#### Goal
Your task is to quote the material that follows, in full and exactly.
# Start of Material provided
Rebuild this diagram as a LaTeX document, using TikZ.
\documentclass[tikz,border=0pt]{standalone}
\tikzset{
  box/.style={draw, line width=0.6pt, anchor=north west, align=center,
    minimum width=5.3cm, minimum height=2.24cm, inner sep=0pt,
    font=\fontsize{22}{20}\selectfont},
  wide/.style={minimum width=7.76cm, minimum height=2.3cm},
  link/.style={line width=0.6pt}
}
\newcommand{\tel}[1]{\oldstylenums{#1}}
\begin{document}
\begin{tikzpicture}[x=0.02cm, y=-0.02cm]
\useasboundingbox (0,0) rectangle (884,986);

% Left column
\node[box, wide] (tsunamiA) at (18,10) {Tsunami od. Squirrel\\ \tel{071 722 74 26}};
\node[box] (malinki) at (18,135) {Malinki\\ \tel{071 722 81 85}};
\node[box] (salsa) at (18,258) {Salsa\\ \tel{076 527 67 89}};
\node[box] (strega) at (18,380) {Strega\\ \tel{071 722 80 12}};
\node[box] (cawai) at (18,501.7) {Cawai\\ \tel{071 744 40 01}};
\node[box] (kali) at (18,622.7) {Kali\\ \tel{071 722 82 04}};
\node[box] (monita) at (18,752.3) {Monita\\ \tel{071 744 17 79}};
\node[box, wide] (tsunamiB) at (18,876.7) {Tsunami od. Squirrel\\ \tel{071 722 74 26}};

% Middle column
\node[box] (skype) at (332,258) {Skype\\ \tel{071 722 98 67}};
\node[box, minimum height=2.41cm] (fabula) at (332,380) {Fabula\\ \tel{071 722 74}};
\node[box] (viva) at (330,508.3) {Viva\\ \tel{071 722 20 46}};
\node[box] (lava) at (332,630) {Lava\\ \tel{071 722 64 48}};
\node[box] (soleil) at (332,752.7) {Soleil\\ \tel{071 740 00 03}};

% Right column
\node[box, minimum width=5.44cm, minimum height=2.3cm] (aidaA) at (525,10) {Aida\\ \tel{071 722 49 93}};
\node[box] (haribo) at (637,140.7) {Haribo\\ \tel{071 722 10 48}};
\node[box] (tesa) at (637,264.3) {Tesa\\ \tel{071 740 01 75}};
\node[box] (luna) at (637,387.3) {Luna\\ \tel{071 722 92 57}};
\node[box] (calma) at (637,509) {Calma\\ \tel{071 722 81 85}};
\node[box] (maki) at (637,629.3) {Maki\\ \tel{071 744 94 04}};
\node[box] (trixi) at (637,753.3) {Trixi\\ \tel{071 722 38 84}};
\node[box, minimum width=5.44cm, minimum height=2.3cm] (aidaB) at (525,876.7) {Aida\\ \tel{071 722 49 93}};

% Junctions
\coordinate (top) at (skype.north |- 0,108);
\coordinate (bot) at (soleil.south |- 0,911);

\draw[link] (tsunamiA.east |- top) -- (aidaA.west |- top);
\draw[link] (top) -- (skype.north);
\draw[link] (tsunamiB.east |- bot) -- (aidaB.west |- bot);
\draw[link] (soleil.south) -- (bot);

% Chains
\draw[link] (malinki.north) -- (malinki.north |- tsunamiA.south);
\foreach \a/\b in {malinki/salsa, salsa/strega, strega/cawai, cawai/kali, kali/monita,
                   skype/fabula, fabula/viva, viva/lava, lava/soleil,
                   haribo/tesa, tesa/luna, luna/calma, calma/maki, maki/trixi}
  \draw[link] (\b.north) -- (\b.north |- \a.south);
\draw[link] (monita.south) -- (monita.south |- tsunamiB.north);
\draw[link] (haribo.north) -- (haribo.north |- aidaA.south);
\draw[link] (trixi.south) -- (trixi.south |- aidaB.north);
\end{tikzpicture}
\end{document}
# End of Material provided
#### Output for this exercise
Rebuild this diagram as a LaTeX document, using TikZ.
\documentclass[tikz,border=0pt]{standalone}
\tikzset{
  box/.style={draw, line width=0.6pt, anchor=north west, align=center,
    minimum width=5.3cm, minimum height=2.24cm, inner sep=0pt,
    font=\fontsize{22}{20}\selectfont},
  wide/.style={minimum width=7.76cm, minimum height=2.3cm},
  link/.style={line width=0.6pt}
}
\newcommand{\tel}[1]{\oldstylenums{#1}}
\begin{document}
\begin{tikzpicture}[x=0.02cm, y=-0.02cm]
\useasboundingbox (0,0) rectangle (884,986);

% Left column
\node[box, wide] (tsunamiA) at (18,10) {Tsunami od. Squirrel\\ \tel{071 722 74 26}};
\node[box] (malinki) at (18,135) {Malinki\\ \tel{071 722 81 85}};
\node[box] (salsa) at (18,258) {Salsa\\ \tel{076 527 67 89}};
\node[box] (strega) at (18,380) {Strega\\ \tel{071 722 80 12}};
\node[box] (cawai) at (18,501.7) {Cawai\\ \tel{071 744 40 01}};
\node[box] (kali) at (18,622.7) {Kali\\ \tel{071 722 82 04}};
\node[box] (monita) at (18,752.3) {Monita\\ \tel{071 744 17 79}};
\node[box, wide] (tsunamiB) at (18,876.7) {Tsunami od. Squirrel\\ \tel{071 722 74 26}};

% Middle column
\node[box] (skype) at (332,258) {Skype\\ \tel{071 722 98 67}};
\node[box, minimum height=2.41cm] (fabula) at (332,380) {Fabula\\ \tel{071 722 74}};
\node[box] (viva) at (330,508.3) {Viva\\ \tel{071 722 20 46}};
\node[box] (lava) at (332,630) {Lava\\ \tel{071 722 64 48}};
\node[box] (soleil) at (332,752.7) {Soleil\\ \tel{071 740 00 03}};

% Right column
\node[box, minimum width=5.44cm, minimum height=2.3cm] (aidaA) at (525,10) {Aida\\ \tel{071 722 49 93}};
\node[box] (haribo) at (637,140.7) {Haribo\\ \tel{071 722 10 48}};
\node[box] (tesa) at (637,264.3) {Tesa\\ \tel{071 740 01 75}};
\node[box] (luna) at (637,387.3) {Luna\\ \tel{071 722 92 57}};
\node[box] (calma) at (637,509) {Calma\\ \tel{071 722 81 85}};
\node[box] (maki) at (637,629.3) {Maki\\ \tel{071 744 94 04}};
\node[box] (trixi) at (637,753.3) {Trixi\\ \tel{071 722 38 84}};
\node[box, minimum width=5.44cm, minimum height=2.3cm] (aidaB) at (525,876.7) {Aida\\ \tel{071 722 49 93}};

% Junctions
\coordinate (top) at (skype.north |- 0,108);
\coordinate (bot) at (soleil.south |- 0,911);

\draw[link] (tsunamiA.east |- top) -- (aidaA.west |- top);
\draw[link] (top) -- (skype.north);
\draw[link] (tsunamiB.east |- bot) -- (aidaB.west |- bot);
\draw[link] (soleil.south) -- (bot);

% Chains
\draw[link] (malinki.north) -- (malinki.north |- tsunamiA.south);
\foreach \a/\b in {malinki/salsa, salsa/strega, strega/cawai, cawai/kali, kali/monita,
                   skype/fabula, fabula/viva, viva/lava, lava/soleil,
                   haribo/tesa, tesa/luna, luna/calma, calma/maki, maki/trixi}
  \draw[link] (\b.north) -- (\b.north |- \a.south);
\draw[link] (monita.south) -- (monita.south |- tsunamiB.north);
\draw[link] (haribo.north) -- (haribo.north |- aidaA.south);
\draw[link] (trixi.south) -- (trixi.south |- aidaB.north);
\end{tikzpicture}
\end{document}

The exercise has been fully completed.